The following m lines contain edges: edge i is given as a pair of vertices ui, vi (1≤ui,vi≤n, ui≠vi). There are no multiple edges in the given graph, i. e. for each pair (ui,vi) there are no other pairs (ui,vi) and (vi,ui) in the list of edges. It is also guaranteed that the given graph is connected (there is a path between any pair of vertex in the given graph).
Output
If it is impossible to direct edges of the given graph in such a way that the obtained directed graph does not contain paths of length at least two, print “NO” in the first line.

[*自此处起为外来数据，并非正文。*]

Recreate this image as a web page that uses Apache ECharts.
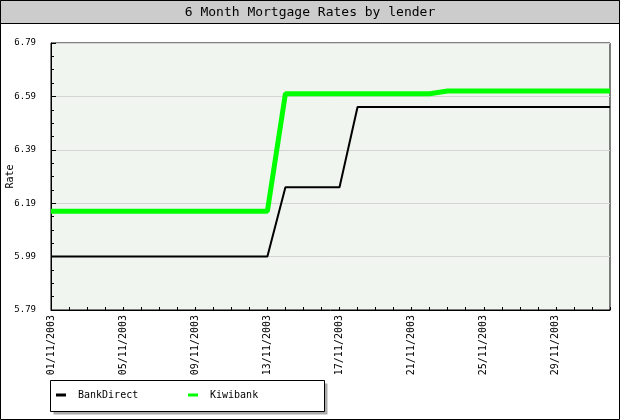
<!DOCTYPE html>
<html><head><meta charset="utf-8">
<script src="https://cdn.jsdelivr.net/npm/echarts@6/dist/echarts.min.js"></script>
<style>html,body{margin:0;padding:0;background:#fff}#c{width:620px;height:420px}</style>
</head><body><div id="c"></div>
<script>
const categories = ['01/11/2003','02/11/2003','03/11/2003','04/11/2003','05/11/2003','06/11/2003','07/11/2003','08/11/2003','09/11/2003','10/11/2003','11/11/2003','12/11/2003','13/11/2003','14/11/2003','15/11/2003','16/11/2003','17/11/2003','18/11/2003','19/11/2003','20/11/2003','21/11/2003','22/11/2003','23/11/2003','24/11/2003','25/11/2003','26/11/2003','27/11/2003','28/11/2003','29/11/2003','30/11/2003','01/12/2003','02/12/2003'];
const bankDirect = [5.99,5.99,5.99,5.99,5.99,5.99,5.99,5.99,5.99,5.99,5.99,5.99,5.99,6.25,6.25,6.25,6.25,6.55,6.55,6.55,6.55,6.55,6.55,6.55,6.55,6.55,6.55,6.55,6.55,6.55,6.55,6.55];
const kiwibank = [6.16,6.16,6.16,6.16,6.16,6.16,6.16,6.16,6.16,6.16,6.16,6.16,6.16,6.60,6.60,6.60,6.60,6.60,6.60,6.60,6.60,6.60,6.61,6.61,6.61,6.61,6.61,6.61,6.61,6.61,6.61,6.61];
const seriesNames = ['BankDirect','Kiwibank'];
const yMin = 5.79, yMax = 6.79, yStep = 0.2;

const mono = 'DejaVu Sans Mono';
const chart = echarts.init(document.getElementById('c'), null, {renderer:'canvas'});
chart.setOption({
  animation:false,
  backgroundColor:'#ffffff',
  graphic:[
    {type:'rect', shape:{x:0.5,y:0.5,width:619,height:419}, style:{fill:'#ffffff',stroke:'#000',lineWidth:1}, z:-10},
    {type:'rect', shape:{x:0.5,y:0.5,width:619,height:23}, style:{fill:'#cccccc',stroke:'#000',lineWidth:1}, z:-9},
    {type:'text', x:310, y:13, style:{text:'6 Month Mortgage Rates by lender', font:'13px "DejaVu Sans Mono"', fill:'#000', align:'center', verticalAlign:'middle'}, z:5},
    {type:'rect', shape:{x:53.5,y:383.5,width:274,height:31}, style:{fill:'#aaaaaa'}, z:-8},
    {type:'rect', shape:{x:50.5,y:380.5,width:274,height:31}, style:{fill:'#ffffff',stroke:'#000',lineWidth:1}, z:-7}
  ],
  grid:{left:51, right:10, top:43, bottom:110, containLabel:false, outerBoundsMode:'none', show:true, backgroundColor:'#f0f5ef', borderColor:'#000', borderWidth:1},
  legend:[
    {data:[seriesNames[0]], left:56, top:390, padding:0, itemWidth:10, itemHeight:3, icon:'rect', textStyle:{fontFamily:mono, fontSize:10, color:'#000', padding:[0,0,0,7]}},
    {data:[seriesNames[1]], left:188, top:390, padding:0, itemWidth:10, itemHeight:3, icon:'rect', textStyle:{fontFamily:mono, fontSize:10, color:'#000', padding:[0,0,0,7]}}
  ],
  xAxis:{
    type:'category', data:categories, boundaryGap:false,
    axisLine:{show:true, lineStyle:{color:'#000'}},
    axisTick:{show:true, inside:true, length:3, interval:0, lineStyle:{color:'#000'}},
    axisLabel:{rotate:90, interval:3, fontFamily:mono, fontSize:10, color:'#000', margin:5},
    splitLine:{show:false}
  },
  yAxis:{
    type:'value', min:yMin, max:yMax, interval:yStep,
    name:'Rate', nameLocation:'middle', nameGap:36, nameRotate:90, nameMoveOverlap:false,
    nameTextStyle:{fontFamily:mono, fontSize:10, color:'#000'},
    axisLine:{show:true, lineStyle:{color:'#000'}},
    axisTick:{show:true, inside:true, length:5, lineStyle:{color:'#000'}},
    minorTick:{show:true, splitNumber:4, length:3, lineStyle:{color:'#000'}},
    axisLabel:{fontFamily:mono, fontSize:9, color:'#000', margin:15, formatter:v=>v.toFixed(2)},
    splitLine:{show:true, lineStyle:{color:'#d4d4d4', width:1}}
  },
  series:[
    {name:seriesNames[0], type:'line', data:bankDirect, symbol:'none', lineStyle:{color:'#000000', width:2}, itemStyle:{color:'#000000'}, z:3},
    {name:seriesNames[1], type:'line', data:kiwibank, symbol:'none', lineStyle:{color:'#00ff00', width:5}, itemStyle:{color:'#00ff00'}, z:2}
  ]
});
</script></body></html>
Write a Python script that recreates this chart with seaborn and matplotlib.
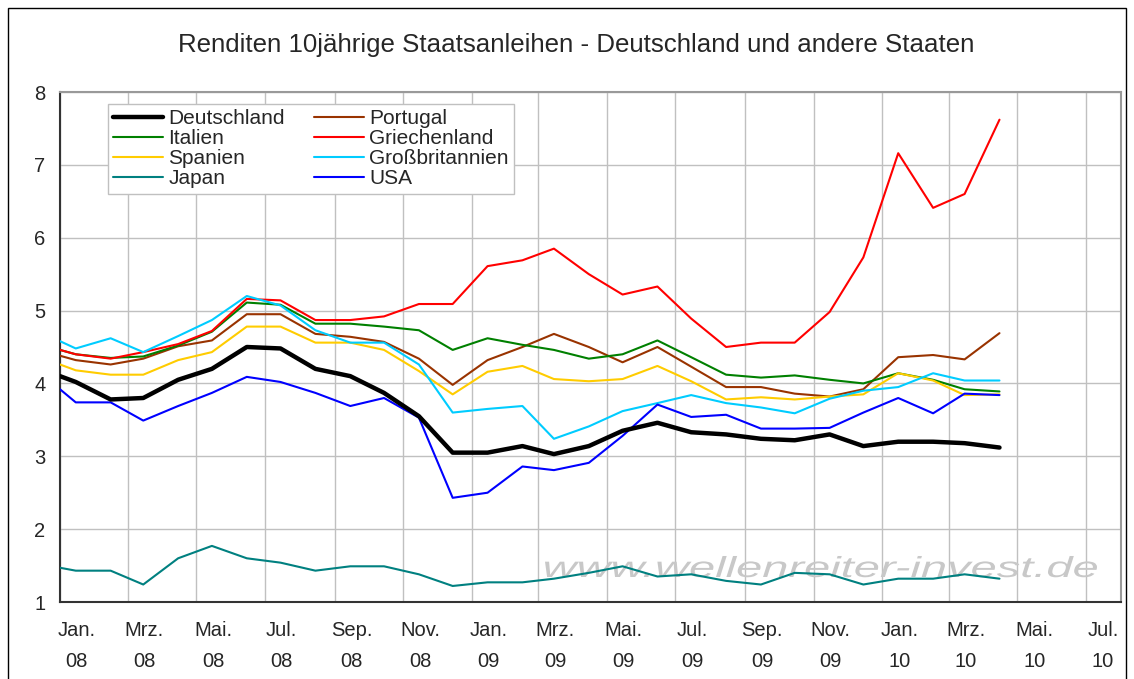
import pandas as pd
import numpy as np
import matplotlib
matplotlib.use('Agg')
import matplotlib.pyplot as plt
import matplotlib.dates as mdates
from matplotlib.ticker import FuncFormatter, MultipleLocator
from matplotlib.textpath import TextPath
from matplotlib.patches import PathPatch, Rectangle
from matplotlib.font_manager import FontProperties
from matplotlib.transforms import Affine2D, IdentityTransform
import seaborn as sns

# first quote at the start of January, then one value per month (mid-month)
dates = pd.DatetimeIndex(['2008-01-01']).append(
    pd.date_range('2008-01-01', periods=28, freq='MS') + pd.Timedelta(days=14))

deutschland = [4.10, 4.02, 3.78, 3.80, 4.05, 4.20, 4.50, 4.48, 4.20, 4.10, 3.87, 3.55,
               3.05, 3.05, 3.14, 3.03, 3.14, 3.35, 3.46, 3.33, 3.30, 3.24, 3.22, 3.30,
               3.14, 3.20, 3.20, 3.18, 3.12]
portugal = [4.38, 4.32, 4.26, 4.34, 4.51, 4.59, 4.95, 4.95, 4.68, 4.64, 4.57, 4.34,
            3.98, 4.32, 4.50, 4.68, 4.50, 4.29, 4.50, 4.23, 3.95, 3.95, 3.86, 3.82,
            3.92, 4.36, 4.39, 4.33, 4.69]
italien = [4.46, 4.40, 4.35, 4.37, 4.52, 4.71, 5.11, 5.08, 4.82, 4.82, 4.78, 4.73,
           4.46, 4.62, 4.53, 4.46, 4.34, 4.40, 4.59, 4.36, 4.12, 4.08, 4.11, 4.05,
           4.00, 4.14, 4.05, 3.92, 3.89]
griechenland = [4.46, 4.40, 4.34, 4.43, 4.54, 4.72, 5.16, 5.14, 4.87, 4.87, 4.92, 5.09,
                5.09, 5.61, 5.69, 5.85, 5.50, 5.22, 5.33, 4.89, 4.50, 4.56, 4.56, 4.98,
                5.73, 7.16, 6.41, 6.60, 7.62]
spanien = [4.26, 4.18, 4.12, 4.12, 4.32, 4.43, 4.78, 4.78, 4.56, 4.56, 4.46, 4.17,
           3.85, 4.16, 4.24, 4.06, 4.03, 4.06, 4.24, 4.03, 3.78, 3.81, 3.78, 3.82,
           3.85, 4.14, 4.04, 3.84, 3.85]
grossbritannien = [4.58, 4.48, 4.62, 4.43, 4.65, 4.87, 5.20, 5.07, 4.73, 4.56, 4.56, 4.26,
                   3.60, 3.65, 3.69, 3.24, 3.41, 3.62, 3.73, 3.84, 3.73, 3.67, 3.59, 3.79,
                   3.90, 3.95, 4.14, 4.04, 4.04]
japan = [1.47, 1.43, 1.43, 1.24, 1.60, 1.77, 1.60, 1.54, 1.43, 1.49, 1.49, 1.38,
         1.22, 1.27, 1.27, 1.32, 1.40, 1.49, 1.35, 1.38, 1.29, 1.24, 1.40, 1.38,
         1.24, 1.32, 1.32, 1.38, 1.32]
usa = [3.92, 3.74, 3.74, 3.49, 3.69, 3.87, 4.09, 4.02, 3.87, 3.69, 3.80, 3.53,
       2.43, 2.50, 2.86, 2.81, 2.91, 3.28, 3.71, 3.54, 3.57, 3.38, 3.38, 3.39,
       3.60, 3.80, 3.59, 3.86, 3.84]

series = {
    'Deutschland': deutschland,
    'Portugal': portugal,
    'Italien': italien,
    'Griechenland': griechenland,
    'Spanien': spanien,
    'Großbritannien': grossbritannien,
    'Japan': japan,
    'USA': usa,
}
colors = {
    'Deutschland': '#000000',
    'Portugal': '#993300',
    'Italien': '#008000',
    'Griechenland': '#FF0000',
    'Spanien': '#FFCC00',
    'Großbritannien': '#00CCFF',
    'Japan': '#008080',
    'USA': '#0000FF',
}
draw_order = ['Portugal', 'Italien', 'Griechenland', 'Spanien', 'Großbritannien',
              'Japan', 'USA', 'Deutschland']
legend_order = ['Deutschland', 'Italien', 'Spanien', 'Japan',
                'Portugal', 'Griechenland', 'Großbritannien', 'USA']
month_labels = {1: 'Jan.', 3: 'Mrz.', 5: 'Mai.', 7: 'Jul.', 9: 'Sep.', 11: 'Nov.'}

title = 'Renditen 10jährige Staatsanleihen - Deutschland und andere Staaten'
watermark = 'www.wellenreiter-invest.de'

sns.set_style('white')
plt.rcParams['font.family'] = ['Liberation Sans', 'DejaVu Sans']

W, H = 1134, 679
fig = plt.figure(figsize=(W / 100, H / 100), dpi=100)
ax = fig.add_axes([60 / W, 77 / H, 1061 / W, 510 / H])

handles = {}
for name in draw_order:
    sns.lineplot(x=dates, y=series[name], ax=ax, color=colors[name],
                 lw=3.2 if name == 'Deutschland' else 1.5, legend=False, zorder=3)
    handles[name] = ax.get_lines()[-1]

ax.set_xlim(pd.Timestamp('2008-01-01'), pd.Timestamp('2010-08-01'))
ax.set_ylim(1, 8)
ax.yaxis.set_major_locator(MultipleLocator(1))
ax.xaxis.set_major_locator(mdates.MonthLocator(bymonth=[1, 3, 5, 7, 9, 11]))
ax.xaxis.set_major_formatter(FuncFormatter(lambda v, p: ''))
ax.xaxis.set_minor_locator(mdates.MonthLocator(bymonth=[1, 3, 5, 7, 9, 11], bymonthday=16))
ax.xaxis.set_minor_formatter(FuncFormatter(
    lambda v, p: f"{month_labels[mdates.num2date(v).month]}\n{mdates.num2date(v):%y}"))
ax.set_xlabel('')
ax.set_ylabel('')

ax.grid(True, which='major', color='#c0c0c0', lw=1)
ax.grid(False, which='minor')
ax.tick_params(axis='both', which='major', direction='out', length=4.5, width=1,
               color='#333333', labelsize=14.5, pad=6)
ax.tick_params(axis='x', which='minor', length=0, labelsize=14.5, pad=14)
for lbl in ax.xaxis.get_minorticklabels():
    lbl.set_linespacing(1.75)
for side in ['left', 'bottom']:
    ax.spines[side].set_color('#333333')
    ax.spines[side].set_linewidth(1.5)
for side in ['top', 'right']:
    ax.spines[side].set_color('#999999')
    ax.spines[side].set_linewidth(1.5)

leg = ax.legend([handles[n] for n in legend_order], legend_order, ncol=2,
                loc='upper left', bbox_to_anchor=(108 / W, 1 - 104 / H),
                bbox_transform=fig.transFigure, borderaxespad=0, fontsize=15,
                handlelength=2.4, handletextpad=0.25, columnspacing=1.4,
                labelspacing=0.05, borderpad=0.25, fancybox=False,
                framealpha=1, edgecolor='#c0c0c0')
leg.get_frame().set_linewidth(1)

fig.text(576 / W, 1 - 45 / H, title, ha='center', va='center', fontsize=18.6)

# watermark, drawn behind the lines and stretched wide like the original
tp = TextPath((0, 0), watermark, size=29,
              prop=FontProperties(family='Liberation Sans', style='italic'))
ext = tp.get_extents()
sx = 552 / ext.width
tr = Affine2D().translate(-ext.x0, 0).scale(sx, 1).translate(545, H - 577)
ax.add_patch(PathPatch(tr.transform_path(tp), transform=IdentityTransform(),
                       facecolor='#c8c8c8', edgecolor='none', zorder=1.5,
                       clip_on=False))

fig.add_artist(Rectangle((8 / W, -0.01), 1 - 16 / W, 1 - 8 / H + 0.01,
                         transform=fig.transFigure, fill=False,
                         edgecolor='#000000', lw=1))

fig.savefig('out.png', dpi=100)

Otherwise print “YES” in the first line, and then print any suitable orientation of edges: a binary string (the string consisting only of ‘0’ and ‘1’) of length m. The i-th element of this string should be ‘0’ if the i-th edge of the graph should be directed from ui to vi, and ‘1’ otherwise. Edges are numbered in the order they are given in the input.
Example
Input
6 5
1 5
2 1
1 4
3 1
6 1
Output
YES
10100
题意:
给n个点m条边的无向图,现在要求把每条无向边改成有向边,
使得新图的任意路径长度都为1,
思路:
思路歪了,本来想搞拓扑排序,然后这个边的方向感觉处理起来好麻烦,不知道怎么弄。
解法:二分图染色
随便找一个点为起点,跑二分图染色,如果相邻的点已经被染色过且颜色相同说明无解。
染色的好处是边的方向很容易确定,因为两端点颜色不同,且相邻的边方向不同,
定义边的端点中u v的u染色为1则为起点或者为终点就行了,正好对应边的方向。
code:
#include<bits/stdc++.h>
using namespace std;
const int maxm=2e5+5;
struct Node{
int a,b;
}e[maxm];
vector<int>g[maxm];
int c[maxm];
int n,m;
void out(){
cout<<"NO"<<endl;
exit(0);
}
void dfs(int x,int fa,int cc){
c[x]=cc;
for(int v:g[x]){
if(v==fa)continue;
if(!c[v]){
dfs(v,x,-cc);
}else if(c[v]==c[x]){
out();
}
}
}
signed main(){
cin>>n>>m;
for(int i=1;i<=m;i++){
int a,b;
cin>>a>>b;
g[a].push_back(b);
g[b].push_back(a);
e[i]={a,b};
}
dfs(1,0,1);
cout<<"YES"<<endl;
for(int i=1;i<=m;i++){
int a=e[i].a;
cout<<(int)(c[a]==1);
}
cout<<endl;
return 0;
}